>> BEGIN Information given
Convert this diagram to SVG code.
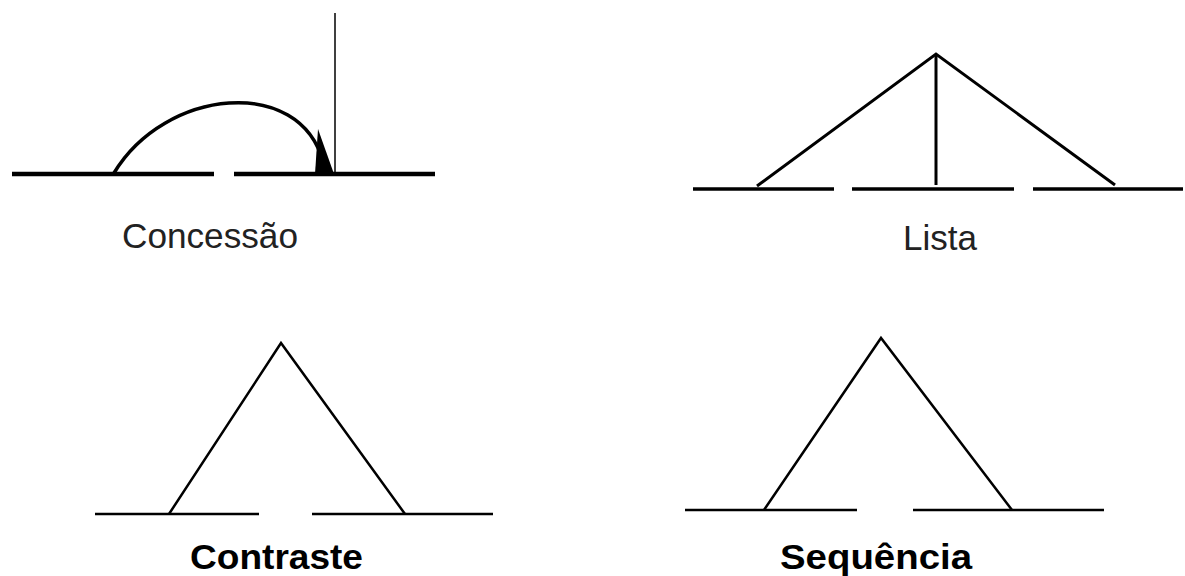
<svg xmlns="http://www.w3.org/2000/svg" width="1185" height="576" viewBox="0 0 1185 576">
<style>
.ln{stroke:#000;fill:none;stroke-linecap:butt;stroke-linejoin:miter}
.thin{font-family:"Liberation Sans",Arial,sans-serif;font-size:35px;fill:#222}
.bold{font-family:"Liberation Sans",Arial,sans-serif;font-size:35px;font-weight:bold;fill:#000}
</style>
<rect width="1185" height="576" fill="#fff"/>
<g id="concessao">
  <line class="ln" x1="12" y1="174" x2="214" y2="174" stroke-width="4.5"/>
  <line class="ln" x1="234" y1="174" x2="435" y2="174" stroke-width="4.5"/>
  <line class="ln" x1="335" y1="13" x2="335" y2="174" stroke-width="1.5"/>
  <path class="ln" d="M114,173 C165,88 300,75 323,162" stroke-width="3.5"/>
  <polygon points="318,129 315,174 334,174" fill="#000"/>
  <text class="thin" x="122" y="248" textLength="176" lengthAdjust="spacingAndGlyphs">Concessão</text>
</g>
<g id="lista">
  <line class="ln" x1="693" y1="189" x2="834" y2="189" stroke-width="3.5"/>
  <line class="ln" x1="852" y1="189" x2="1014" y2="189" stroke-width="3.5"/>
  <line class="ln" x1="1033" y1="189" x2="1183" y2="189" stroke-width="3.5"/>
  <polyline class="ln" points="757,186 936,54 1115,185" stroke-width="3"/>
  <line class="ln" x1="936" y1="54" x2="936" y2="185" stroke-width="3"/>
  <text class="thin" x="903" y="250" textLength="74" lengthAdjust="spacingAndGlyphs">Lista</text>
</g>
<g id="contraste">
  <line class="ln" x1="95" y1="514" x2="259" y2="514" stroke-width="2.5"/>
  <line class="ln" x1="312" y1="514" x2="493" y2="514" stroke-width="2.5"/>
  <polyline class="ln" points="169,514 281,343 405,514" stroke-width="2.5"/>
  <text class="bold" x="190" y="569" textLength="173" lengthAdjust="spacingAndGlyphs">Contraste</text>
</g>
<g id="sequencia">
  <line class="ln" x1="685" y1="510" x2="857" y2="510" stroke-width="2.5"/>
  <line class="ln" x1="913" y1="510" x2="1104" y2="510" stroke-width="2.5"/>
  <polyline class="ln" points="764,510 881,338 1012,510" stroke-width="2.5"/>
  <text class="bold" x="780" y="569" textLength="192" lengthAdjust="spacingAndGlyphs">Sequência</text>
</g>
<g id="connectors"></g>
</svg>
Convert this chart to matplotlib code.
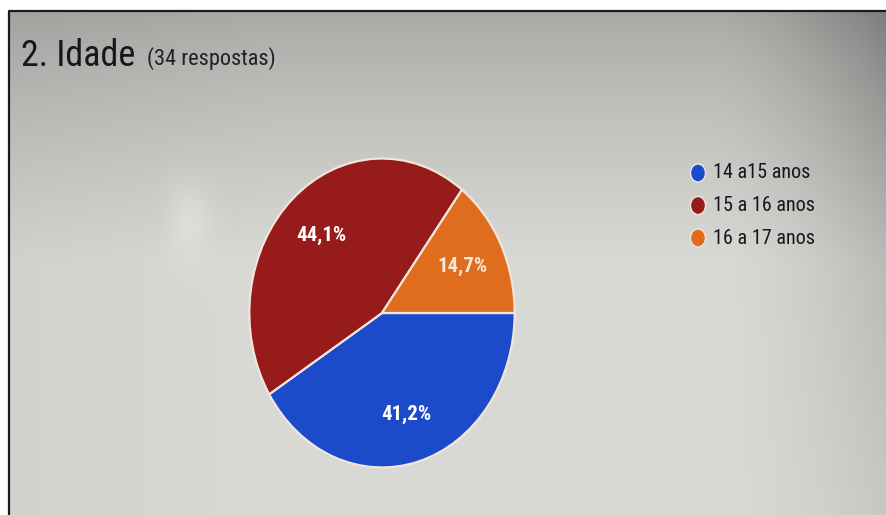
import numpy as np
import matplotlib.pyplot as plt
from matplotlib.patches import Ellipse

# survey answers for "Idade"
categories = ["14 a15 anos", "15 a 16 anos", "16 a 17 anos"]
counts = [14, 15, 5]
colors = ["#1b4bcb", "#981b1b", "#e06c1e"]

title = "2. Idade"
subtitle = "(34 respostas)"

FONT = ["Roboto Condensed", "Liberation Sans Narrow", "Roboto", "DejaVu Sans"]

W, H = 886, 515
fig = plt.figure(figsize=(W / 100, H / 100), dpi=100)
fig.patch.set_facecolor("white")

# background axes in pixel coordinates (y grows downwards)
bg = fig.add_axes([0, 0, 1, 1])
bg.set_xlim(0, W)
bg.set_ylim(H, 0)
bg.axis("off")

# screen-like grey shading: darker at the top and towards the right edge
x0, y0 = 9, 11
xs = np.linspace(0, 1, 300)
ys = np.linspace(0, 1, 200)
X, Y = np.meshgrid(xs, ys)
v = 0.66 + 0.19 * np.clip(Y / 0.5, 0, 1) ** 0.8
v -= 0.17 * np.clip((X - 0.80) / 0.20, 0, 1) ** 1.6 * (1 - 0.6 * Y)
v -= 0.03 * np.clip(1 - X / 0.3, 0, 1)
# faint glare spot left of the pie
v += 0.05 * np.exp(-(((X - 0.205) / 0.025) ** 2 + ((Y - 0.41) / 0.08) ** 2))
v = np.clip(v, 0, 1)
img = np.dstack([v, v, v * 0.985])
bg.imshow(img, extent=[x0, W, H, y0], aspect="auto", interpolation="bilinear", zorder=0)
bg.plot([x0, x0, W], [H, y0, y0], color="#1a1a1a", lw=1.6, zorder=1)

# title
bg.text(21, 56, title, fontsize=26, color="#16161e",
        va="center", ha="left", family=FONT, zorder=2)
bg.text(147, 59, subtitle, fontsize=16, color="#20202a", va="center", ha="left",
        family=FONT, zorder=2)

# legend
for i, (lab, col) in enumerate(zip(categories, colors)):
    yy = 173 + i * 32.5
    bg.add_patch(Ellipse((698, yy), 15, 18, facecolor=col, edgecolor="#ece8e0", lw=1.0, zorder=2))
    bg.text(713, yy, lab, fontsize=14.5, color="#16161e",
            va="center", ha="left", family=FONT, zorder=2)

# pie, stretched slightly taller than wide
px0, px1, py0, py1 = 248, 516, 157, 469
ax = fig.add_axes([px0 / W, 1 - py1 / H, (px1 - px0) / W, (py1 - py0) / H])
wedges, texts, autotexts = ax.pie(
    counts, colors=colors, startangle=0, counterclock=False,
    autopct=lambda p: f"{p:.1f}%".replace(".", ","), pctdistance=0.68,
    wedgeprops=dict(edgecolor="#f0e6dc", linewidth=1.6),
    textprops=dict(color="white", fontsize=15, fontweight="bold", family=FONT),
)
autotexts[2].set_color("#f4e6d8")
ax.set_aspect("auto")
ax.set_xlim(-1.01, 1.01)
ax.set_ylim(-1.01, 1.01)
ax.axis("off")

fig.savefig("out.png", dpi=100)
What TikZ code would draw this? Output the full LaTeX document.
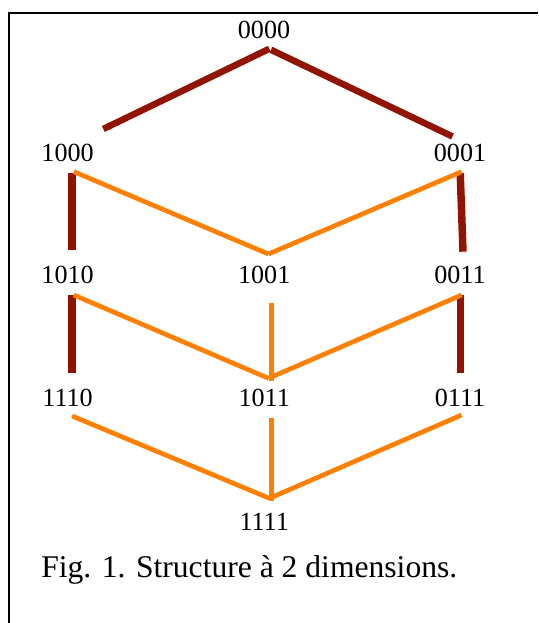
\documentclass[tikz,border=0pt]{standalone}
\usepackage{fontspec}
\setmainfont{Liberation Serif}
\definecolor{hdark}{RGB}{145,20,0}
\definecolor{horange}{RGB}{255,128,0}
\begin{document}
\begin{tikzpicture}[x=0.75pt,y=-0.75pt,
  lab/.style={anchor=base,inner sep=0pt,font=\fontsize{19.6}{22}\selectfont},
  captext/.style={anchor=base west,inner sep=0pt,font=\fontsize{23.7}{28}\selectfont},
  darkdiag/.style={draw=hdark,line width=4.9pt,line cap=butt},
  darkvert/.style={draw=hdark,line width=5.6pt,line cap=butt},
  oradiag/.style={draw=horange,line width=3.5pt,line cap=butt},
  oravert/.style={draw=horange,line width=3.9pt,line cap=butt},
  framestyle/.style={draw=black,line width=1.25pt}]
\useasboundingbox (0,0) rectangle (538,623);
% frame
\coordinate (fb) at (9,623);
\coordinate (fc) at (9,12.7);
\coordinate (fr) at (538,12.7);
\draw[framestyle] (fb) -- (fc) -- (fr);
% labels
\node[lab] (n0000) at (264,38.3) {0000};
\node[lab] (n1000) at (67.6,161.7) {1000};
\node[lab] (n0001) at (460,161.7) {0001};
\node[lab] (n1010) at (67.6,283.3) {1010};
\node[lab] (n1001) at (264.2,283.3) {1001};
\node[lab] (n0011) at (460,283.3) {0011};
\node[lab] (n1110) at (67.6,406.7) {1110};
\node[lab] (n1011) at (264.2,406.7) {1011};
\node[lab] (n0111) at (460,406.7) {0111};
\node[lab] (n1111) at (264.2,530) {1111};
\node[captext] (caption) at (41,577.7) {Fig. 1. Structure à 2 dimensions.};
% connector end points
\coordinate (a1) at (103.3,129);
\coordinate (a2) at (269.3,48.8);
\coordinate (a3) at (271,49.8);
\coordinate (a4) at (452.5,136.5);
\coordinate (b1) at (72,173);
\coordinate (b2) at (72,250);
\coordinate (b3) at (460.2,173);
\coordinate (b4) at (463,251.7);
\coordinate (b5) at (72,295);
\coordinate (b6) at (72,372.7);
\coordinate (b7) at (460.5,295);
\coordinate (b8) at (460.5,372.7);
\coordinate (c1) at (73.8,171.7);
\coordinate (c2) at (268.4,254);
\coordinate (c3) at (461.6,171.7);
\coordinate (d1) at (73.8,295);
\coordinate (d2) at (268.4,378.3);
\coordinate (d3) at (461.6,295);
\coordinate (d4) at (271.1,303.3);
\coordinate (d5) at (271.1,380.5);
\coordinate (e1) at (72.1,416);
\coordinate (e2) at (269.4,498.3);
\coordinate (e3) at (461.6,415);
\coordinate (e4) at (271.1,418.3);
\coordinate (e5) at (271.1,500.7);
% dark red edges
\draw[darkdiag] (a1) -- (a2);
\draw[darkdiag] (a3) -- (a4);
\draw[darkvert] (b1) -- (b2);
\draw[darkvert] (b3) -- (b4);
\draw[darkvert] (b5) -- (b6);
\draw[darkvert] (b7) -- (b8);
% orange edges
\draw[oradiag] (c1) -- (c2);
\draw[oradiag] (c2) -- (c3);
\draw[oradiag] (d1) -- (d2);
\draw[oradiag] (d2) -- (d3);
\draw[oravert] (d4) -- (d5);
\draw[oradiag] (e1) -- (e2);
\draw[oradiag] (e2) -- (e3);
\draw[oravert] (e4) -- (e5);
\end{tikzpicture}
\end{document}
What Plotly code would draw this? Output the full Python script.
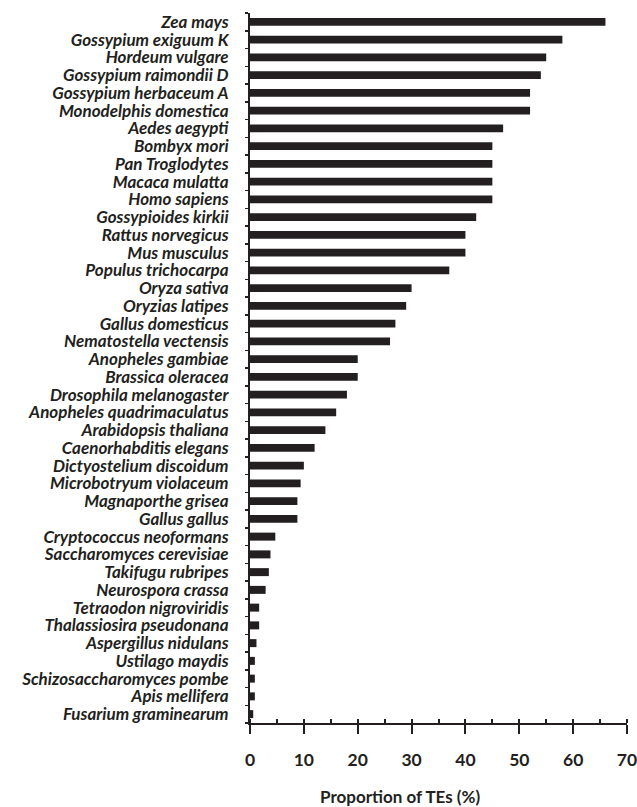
>> END Information given
* Set problem
Identify each line in the records above that contains the word "What", and copy it out in full.

* Output for this exercise
What TikZ code would draw this? Output the full LaTeX document.
What Plotly code would draw this? Output the full Python script.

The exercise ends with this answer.